Task directions: Omit all images. Write out the rest of the material exactly.

* * *

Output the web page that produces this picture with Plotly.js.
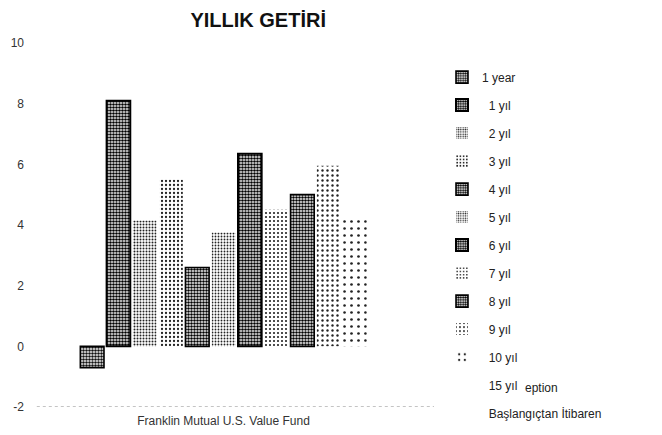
<!DOCTYPE html>
<html>
<head>
<meta charset="utf-8">
<script src="https://cdn.plot.ly/plotly-3.0.1.min.js"></script>
<style>html,body{margin:0;padding:0;background:#fff;}#chart{width:662px;height:435px;}</style>
</head>
<body>
<div id="chart"></div>
<script>
// ---- data ----
const categories = ["Franklin Mutual U.S. Value Fund"];
const seriesNames = ["1 year", "1 yıl", "2 yıl", "3 yıl", "4 yıl", "5 yıl", "6 yıl", "7 yıl", "8 yıl", "9 yıl", "10 yıl"];
const returns = [-0.7, 8.1, 4.15, 5.5, 2.6, 3.75, 6.35, 4.5, 5.0, 5.95, 4.25];
const emptySeries = ["15 yıl", "Başlangıçtan İtibaren"];
const yTicks = [-2, 0, 2, 4, 6, 8, 10];
const yTickLabels = ["-2", "0", "2", "4", "6", "8", "10"];

// ---- styles (not data) ----
const styles = [
  {bg:"#ffffff", fg:"#111", size:3, sol:0.55, line:1.6},
  {bg:"#ffffff", fg:"#000", size:3, sol:0.6, line:2},
  {bg:"#ffffff", fg:"#222", size:3, sol:0.35, line:0},
  {bg:"#ffffff", fg:"#222", size:4, sol:0.25, line:0},
  {bg:"#ffffff", fg:"#000", size:3, sol:0.55, line:1.6},
  {bg:"#ffffff", fg:"#222", size:3, sol:0.3, line:0},
  {bg:"#ffffff", fg:"#000", size:3, sol:0.6, line:2},
  {bg:"#ffffff", fg:"#222", size:4, sol:0.22, line:0},
  {bg:"#ffffff", fg:"#000", size:3, sol:0.55, line:1.6},
  {bg:"#ffffff", fg:"#222", size:5, sol:0.18, line:0},
  {bg:"#ffffff", fg:"#222", size:7, sol:0.12, line:0}
];

const traces = seriesNames.map((name, i) => ({
  type: "bar",
  name: (i === 0 ? "" : "\u00a0\u00a0") + name,
  x: categories,
  y: [returns[i]],
  legendgroup: "g" + i,
  marker: {
    color: styles[i].bg,
    pattern: {shape: ".", fgcolor: styles[i].fg, bgcolor: styles[i].bg, size: styles[i].size, solidity: styles[i].sol, fillmode: "replace"},
    line: {color: "#000", width: styles[i].line}
  },
  hoverinfo: "skip"
}));
emptySeries.forEach((name, j) => {
  traces.push({
    type: "scatter", mode: "lines", name: "\u00a0\u00a0" + name,
    x: [null], y: [null], legendgroup: "e" + j,
    line: {width: 0, color: "rgba(0,0,0,0)"}, hoverinfo: "skip"
  });
});

const layout = {
  width: 662, height: 435,
  margin: {l: 40, r: 222, t: 43, b: 0, pad: 0},
  paper_bgcolor: "#fff", plot_bgcolor: "#fff",
  font: {family: "Liberation Sans, Arial, sans-serif", size: 12, color: "#222"},
  title: {text: "<b>YILLIK GETİRİ</b>", x: 0.39, xanchor: "center", y: 0.953, yanchor: "middle",
          font: {size: 20, color: "#111", family: "Liberation Sans, Arial, sans-serif"}},
  barmode: "group", bargap: 0.2, bargroupgap: 0.1,
  xaxis: {type: "category", range: [-0.508, 0.599], showgrid: false, zeroline: false, showline: false,
          ticks: "", ticklabelstandoff: 5, automargin: false, tickfont: {size: 12, color: "#333"}},
  yaxis: {domain: [0.0714, 1], range: [-2, 10], tickvals: yTicks, ticktext: yTickLabels, showgrid: false, zeroline: false, showline: false,
          ticks: "", ticklabelstandoff: 15, automargin: false, tickfont: {size: 12, color: "#333"}},
  shapes: [{type: "line", xref: "paper", yref: "y", x0: -0.008, x1: 0.985, y0: -2, y1: -2,
            line: {color: "#888", width: 1, dash: "dot"}}],
  legend: {x: 1.005, xanchor: "left", y: 0.950, yanchor: "top", traceorder: "grouped",
           tracegroupgap: 9, maxheight: 1000, font: {size: 12, color: "#222"}, bgcolor: "rgba(0,0,0,0)"},
  annotations: [{xref: "paper", yref: "paper", x: 1.2075, xanchor: "left", y: 0.1199, yanchor: "middle", text: "eption", showarrow: false,
                 font: {size: 12, color: "#222"}}],
  showlegend: true
};

Plotly.newPlot("chart", traces, layout, {displayModeBar: false, staticPlot: true});
</script>
</body>
</html>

* * *

Problem solution:
Output the web page that produces this picture with Plotly.js.
<!DOCTYPE html>
<html>
<head>
<meta charset="utf-8">
<script src="https://cdn.plot.ly/plotly-3.0.1.min.js"></script>
<style>html,body{margin:0;padding:0;background:#fff;}#chart{width:662px;height:435px;}</style>
</head>
<body>
<div id="chart"></div>
<script>
// ---- data ----
const categories = ["Franklin Mutual U.S. Value Fund"];
const seriesNames = ["1 year", "1 yıl", "2 yıl", "3 yıl", "4 yıl", "5 yıl", "6 yıl", "7 yıl", "8 yıl", "9 yıl", "10 yıl"];
const returns = [-0.7, 8.1, 4.15, 5.5, 2.6, 3.75, 6.35, 4.5, 5.0, 5.95, 4.25];
const emptySeries = ["15 yıl", "Başlangıçtan İtibaren"];
const yTicks = [-2, 0, 2, 4, 6, 8, 10];
const yTickLabels = ["-2", "0", "2", "4", "6", "8", "10"];

// ---- styles (not data) ----
const styles = [
  {bg:"#ffffff", fg:"#111", size:3, sol:0.55, line:1.6},
  {bg:"#ffffff", fg:"#000", size:3, sol:0.6, line:2},
  {bg:"#ffffff", fg:"#222", size:3, sol:0.35, line:0},
  {bg:"#ffffff", fg:"#222", size:4, sol:0.25, line:0},
  {bg:"#ffffff", fg:"#000", size:3, sol:0.55, line:1.6},
  {bg:"#ffffff", fg:"#222", size:3, sol:0.3, line:0},
  {bg:"#ffffff", fg:"#000", size:3, sol:0.6, line:2},
  {bg:"#ffffff", fg:"#222", size:4, sol:0.22, line:0},
  {bg:"#ffffff", fg:"#000", size:3, sol:0.55, line:1.6},
  {bg:"#ffffff", fg:"#222", size:5, sol:0.18, line:0},
  {bg:"#ffffff", fg:"#222", size:7, sol:0.12, line:0}
];

const traces = seriesNames.map((name, i) => ({
  type: "bar",
  name: (i === 0 ? "" : "\u00a0\u00a0") + name,
  x: categories,
  y: [returns[i]],
  legendgroup: "g" + i,
  marker: {
    color: styles[i].bg,
    pattern: {shape: ".", fgcolor: styles[i].fg, bgcolor: styles[i].bg, size: styles[i].size, solidity: styles[i].sol, fillmode: "replace"},
    line: {color: "#000", width: styles[i].line}
  },
  hoverinfo: "skip"
}));
emptySeries.forEach((name, j) => {
  traces.push({
    type: "scatter", mode: "lines", name: "\u00a0\u00a0" + name,
    x: [null], y: [null], legendgroup: "e" + j,
    line: {width: 0, color: "rgba(0,0,0,0)"}, hoverinfo: "skip"
  });
});

const layout = {
  width: 662, height: 435,
  margin: {l: 40, r: 222, t: 43, b: 0, pad: 0},
  paper_bgcolor: "#fff", plot_bgcolor: "#fff",
  font: {family: "Liberation Sans, Arial, sans-serif", size: 12, color: "#222"},
  title: {text: "<b>YILLIK GETİRİ</b>", x: 0.39, xanchor: "center", y: 0.953, yanchor: "middle",
          font: {size: 20, color: "#111", family: "Liberation Sans, Arial, sans-serif"}},
  barmode: "group", bargap: 0.2, bargroupgap: 0.1,
  xaxis: {type: "category", range: [-0.508, 0.599], showgrid: false, zeroline: false, showline: false,
          ticks: "", ticklabelstandoff: 5, automargin: false, tickfont: {size: 12, color: "#333"}},
  yaxis: {domain: [0.0714, 1], range: [-2, 10], tickvals: yTicks, ticktext: yTickLabels, showgrid: false, zeroline: false, showline: false,
          ticks: "", ticklabelstandoff: 15, automargin: false, tickfont: {size: 12, color: "#333"}},
  shapes: [{type: "line", xref: "paper", yref: "y", x0: -0.008, x1: 0.985, y0: -2, y1: -2,
            line: {color: "#888", width: 1, dash: "dot"}}],
  legend: {x: 1.005, xanchor: "left", y: 0.950, yanchor: "top", traceorder: "grouped",
           tracegroupgap: 9, maxheight: 1000, font: {size: 12, color: "#222"}, bgcolor: "rgba(0,0,0,0)"},
  annotations: [{xref: "paper", yref: "paper", x: 1.2075, xanchor: "left", y: 0.1199, yanchor: "middle", text: "eption", showarrow: false,
                 font: {size: 12, color: "#222"}}],
  showlegend: true
};

Plotly.newPlot("chart", traces, layout, {displayModeBar: false, staticPlot: true});
</script>
</body>
</html>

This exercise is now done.